### TASK REQUIREMENTS
Leave out the pictures, and return only the lines running from the one that contains "Write the D3.js code for this chart." to the one that contains "const plotL = 78, plotR", both included, exactly as they appear.

### INPUT RECORDS
_ _ _
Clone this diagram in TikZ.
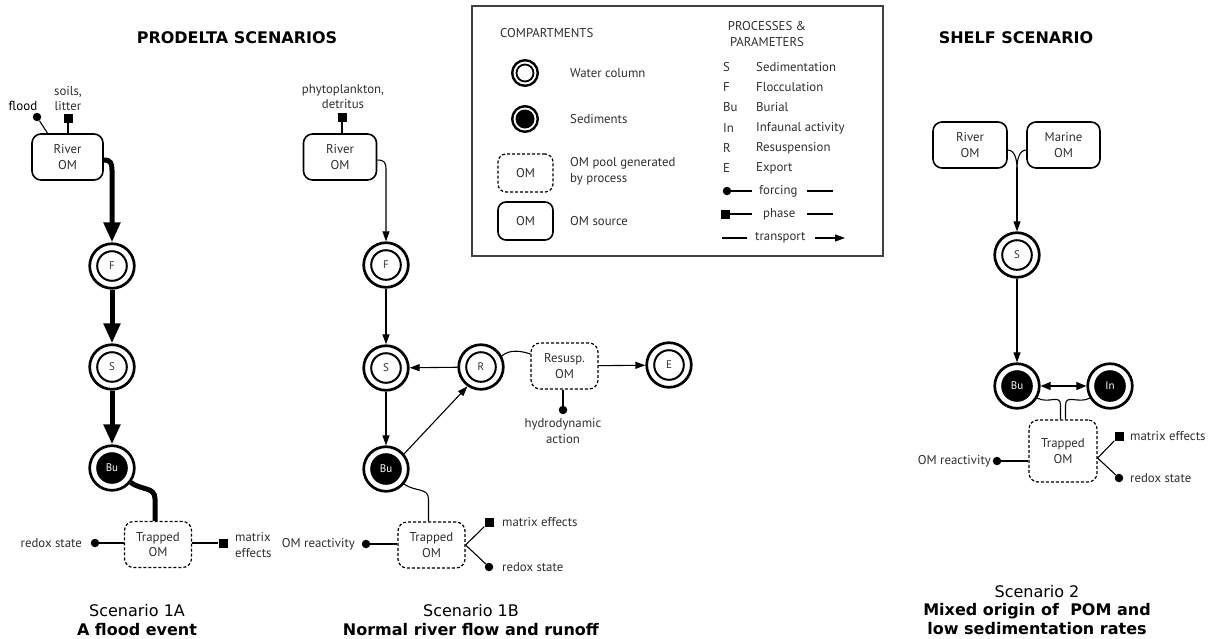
_ _ _
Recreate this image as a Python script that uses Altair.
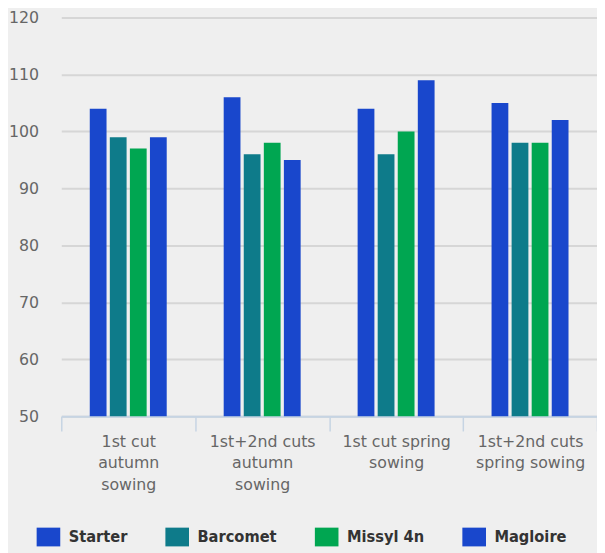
_ _ _
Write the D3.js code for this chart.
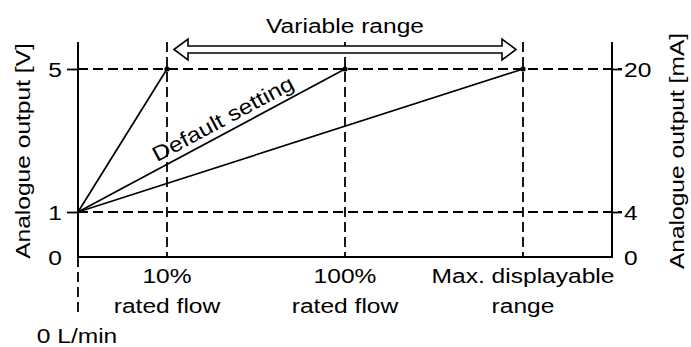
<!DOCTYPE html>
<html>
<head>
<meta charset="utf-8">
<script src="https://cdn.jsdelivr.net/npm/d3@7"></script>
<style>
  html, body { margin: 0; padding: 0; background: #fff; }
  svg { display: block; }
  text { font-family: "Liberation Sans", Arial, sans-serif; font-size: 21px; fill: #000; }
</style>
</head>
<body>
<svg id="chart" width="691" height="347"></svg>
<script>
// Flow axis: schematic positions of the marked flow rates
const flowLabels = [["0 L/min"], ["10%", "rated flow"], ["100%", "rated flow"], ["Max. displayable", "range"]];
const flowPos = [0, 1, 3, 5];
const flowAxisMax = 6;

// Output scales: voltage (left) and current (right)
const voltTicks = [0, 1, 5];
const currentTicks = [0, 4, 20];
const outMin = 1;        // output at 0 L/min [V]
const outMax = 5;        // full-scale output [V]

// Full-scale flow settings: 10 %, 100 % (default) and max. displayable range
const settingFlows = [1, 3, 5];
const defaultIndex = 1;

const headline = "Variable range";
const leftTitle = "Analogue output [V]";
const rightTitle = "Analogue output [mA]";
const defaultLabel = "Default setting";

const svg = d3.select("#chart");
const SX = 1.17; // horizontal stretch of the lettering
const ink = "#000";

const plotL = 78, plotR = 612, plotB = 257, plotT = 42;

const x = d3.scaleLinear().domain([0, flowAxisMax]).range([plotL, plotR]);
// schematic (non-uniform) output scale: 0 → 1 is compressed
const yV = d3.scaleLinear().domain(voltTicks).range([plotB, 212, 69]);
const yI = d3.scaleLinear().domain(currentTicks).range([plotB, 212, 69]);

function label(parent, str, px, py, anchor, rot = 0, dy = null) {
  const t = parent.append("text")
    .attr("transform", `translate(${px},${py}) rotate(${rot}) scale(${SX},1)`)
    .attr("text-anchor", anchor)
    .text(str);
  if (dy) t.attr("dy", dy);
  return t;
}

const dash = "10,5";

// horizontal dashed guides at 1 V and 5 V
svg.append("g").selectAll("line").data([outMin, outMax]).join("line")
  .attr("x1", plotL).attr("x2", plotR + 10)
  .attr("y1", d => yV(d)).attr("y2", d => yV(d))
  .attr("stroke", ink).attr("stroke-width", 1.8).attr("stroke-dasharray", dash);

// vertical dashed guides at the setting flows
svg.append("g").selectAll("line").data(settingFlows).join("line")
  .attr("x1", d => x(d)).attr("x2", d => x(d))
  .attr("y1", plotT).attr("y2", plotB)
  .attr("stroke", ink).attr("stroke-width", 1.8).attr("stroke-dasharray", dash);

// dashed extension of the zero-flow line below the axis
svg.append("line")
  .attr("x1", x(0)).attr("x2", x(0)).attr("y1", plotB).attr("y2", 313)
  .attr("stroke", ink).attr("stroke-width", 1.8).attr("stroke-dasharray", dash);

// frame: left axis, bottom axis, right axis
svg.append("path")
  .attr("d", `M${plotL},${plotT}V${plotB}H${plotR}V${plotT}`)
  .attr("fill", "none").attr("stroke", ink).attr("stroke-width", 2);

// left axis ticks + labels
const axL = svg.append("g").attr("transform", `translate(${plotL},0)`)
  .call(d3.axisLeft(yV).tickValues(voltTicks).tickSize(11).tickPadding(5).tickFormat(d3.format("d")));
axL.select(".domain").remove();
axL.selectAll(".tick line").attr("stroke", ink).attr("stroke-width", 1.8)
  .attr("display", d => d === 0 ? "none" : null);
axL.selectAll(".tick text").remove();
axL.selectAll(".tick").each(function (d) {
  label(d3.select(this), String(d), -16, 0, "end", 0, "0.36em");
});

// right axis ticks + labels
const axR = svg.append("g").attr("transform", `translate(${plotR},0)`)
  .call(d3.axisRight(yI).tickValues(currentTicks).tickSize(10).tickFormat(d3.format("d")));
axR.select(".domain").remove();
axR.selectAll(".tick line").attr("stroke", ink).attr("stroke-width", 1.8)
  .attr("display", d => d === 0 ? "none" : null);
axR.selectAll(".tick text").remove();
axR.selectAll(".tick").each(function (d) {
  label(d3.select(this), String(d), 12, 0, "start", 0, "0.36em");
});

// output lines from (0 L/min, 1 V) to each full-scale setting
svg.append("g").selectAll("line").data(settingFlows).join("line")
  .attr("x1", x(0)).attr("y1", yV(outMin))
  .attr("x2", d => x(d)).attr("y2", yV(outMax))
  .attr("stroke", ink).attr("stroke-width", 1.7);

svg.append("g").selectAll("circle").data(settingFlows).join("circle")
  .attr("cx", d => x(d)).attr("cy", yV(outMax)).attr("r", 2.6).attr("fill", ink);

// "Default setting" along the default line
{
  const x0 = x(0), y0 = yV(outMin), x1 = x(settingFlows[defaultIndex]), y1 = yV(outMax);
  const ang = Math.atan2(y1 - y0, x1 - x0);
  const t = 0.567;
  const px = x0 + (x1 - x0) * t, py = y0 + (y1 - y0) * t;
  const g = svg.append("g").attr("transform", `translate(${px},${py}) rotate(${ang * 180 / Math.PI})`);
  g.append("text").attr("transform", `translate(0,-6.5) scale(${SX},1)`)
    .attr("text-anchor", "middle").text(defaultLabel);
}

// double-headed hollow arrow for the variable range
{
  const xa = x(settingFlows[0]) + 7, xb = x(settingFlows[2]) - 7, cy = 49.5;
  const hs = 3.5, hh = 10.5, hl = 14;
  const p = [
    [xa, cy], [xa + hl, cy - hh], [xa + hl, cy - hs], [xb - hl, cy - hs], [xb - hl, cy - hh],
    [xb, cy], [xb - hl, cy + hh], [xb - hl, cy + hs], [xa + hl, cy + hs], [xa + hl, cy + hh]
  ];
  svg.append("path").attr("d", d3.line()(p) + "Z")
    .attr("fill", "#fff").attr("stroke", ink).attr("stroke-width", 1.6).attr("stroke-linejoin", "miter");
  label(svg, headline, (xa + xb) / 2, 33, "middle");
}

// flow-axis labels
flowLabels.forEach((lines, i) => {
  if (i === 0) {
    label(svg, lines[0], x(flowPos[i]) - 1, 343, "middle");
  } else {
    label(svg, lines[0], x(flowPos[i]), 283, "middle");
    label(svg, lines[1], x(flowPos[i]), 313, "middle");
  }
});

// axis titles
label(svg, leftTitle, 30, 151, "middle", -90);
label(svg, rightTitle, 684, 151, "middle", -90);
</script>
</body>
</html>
_ _ _
### FINISHED TASK
Write the D3.js code for this chart.
<!DOCTYPE html>
<html>
<head>
<meta charset="utf-8">
<script src="https://cdn.jsdelivr.net/npm/d3@7"></script>
<style>
  html, body { margin: 0; padding: 0; background: #fff; }
  svg { display: block; }
  text { font-family: "Liberation Sans", Arial, sans-serif; font-size: 21px; fill: #000; }
</style>
</head>
<body>
<svg id="chart" width="691" height="347"></svg>
<script>
// Flow axis: schematic positions of the marked flow rates
const flowLabels = [["0 L/min"], ["10%", "rated flow"], ["100%", "rated flow"], ["Max. displayable", "range"]];
const flowPos = [0, 1, 3, 5];
const flowAxisMax = 6;

// Output scales: voltage (left) and current (right)
const voltTicks = [0, 1, 5];
const currentTicks = [0, 4, 20];
const outMin = 1;        // output at 0 L/min [V]
const outMax = 5;        // full-scale output [V]

// Full-scale flow settings: 10 %, 100 % (default) and max. displayable range
const settingFlows = [1, 3, 5];
const defaultIndex = 1;

const headline = "Variable range";
const leftTitle = "Analogue output [V]";
const rightTitle = "Analogue output [mA]";
const defaultLabel = "Default setting";

const svg = d3.select("#chart");
const SX = 1.17; // horizontal stretch of the lettering
const ink = "#000";

const plotL = 78, plotR = 612, plotB = 257, plotT = 42;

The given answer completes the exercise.